Interestingly, the train station project Stuttgart 21 also deserved recognition in terms of “green” design, Prof. Meyer remarked. Due to multifunctional light inlets, which at the same time serve as supporting columns and air vents, even huge underground spaces can be lit, ventilated, heated and cooled without consuming tremendous amounts of energy. In view of the energy supply of widely space buildings Prof. Meyer recommended that they should be turned into their very own power plants, generating energy autonomously.
To develop urban space in line with sustainability relies on the contribution of urban and traffic planners. Dr. Uli Molter presented several examples and initiatives from Europe that build on sharing bicycles or cars.

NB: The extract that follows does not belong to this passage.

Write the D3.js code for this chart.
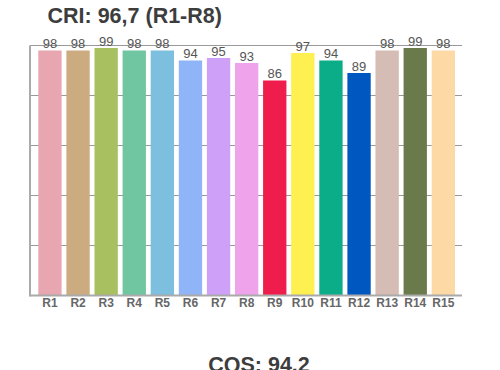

This idea is becoming more and more popular in Israel, too, especially in Tel Aviv. Dr. Molter also made it clear that it was the public sector’s duty to offer attractive public transportation solutions, taking into account the interests of different user groups. Moreover, public areas should be used reasonably and serve multiple purposes to shorten distances and to seal the ground as less as possible. In growing cities many stakeholders want to have say in how potential construction areas ought to be used. Therefore, Dr. Molter concluded, all the people involved in and affected by the decision-making process should have a chance to participate. Often enough, a participatory approach revealed complementary interests that might result into joint utilization plans.
Both events, the workshop and the lecture evening, demonstrated that political decisions from the top and dedicated actions from the bottom should go hand in hand. Synergy effects can stem from intelligent networks which enhance the exchange of information and translate ideas from paper into real projects, which relate to specific local needs. ECOWEEK is dedicated to this kind of philosophy for many years. Its network transcends national borders and the people behind ECOWEEK are not satisfied with words alone when it comes to increase the awareness of the climate change – they proceed to action.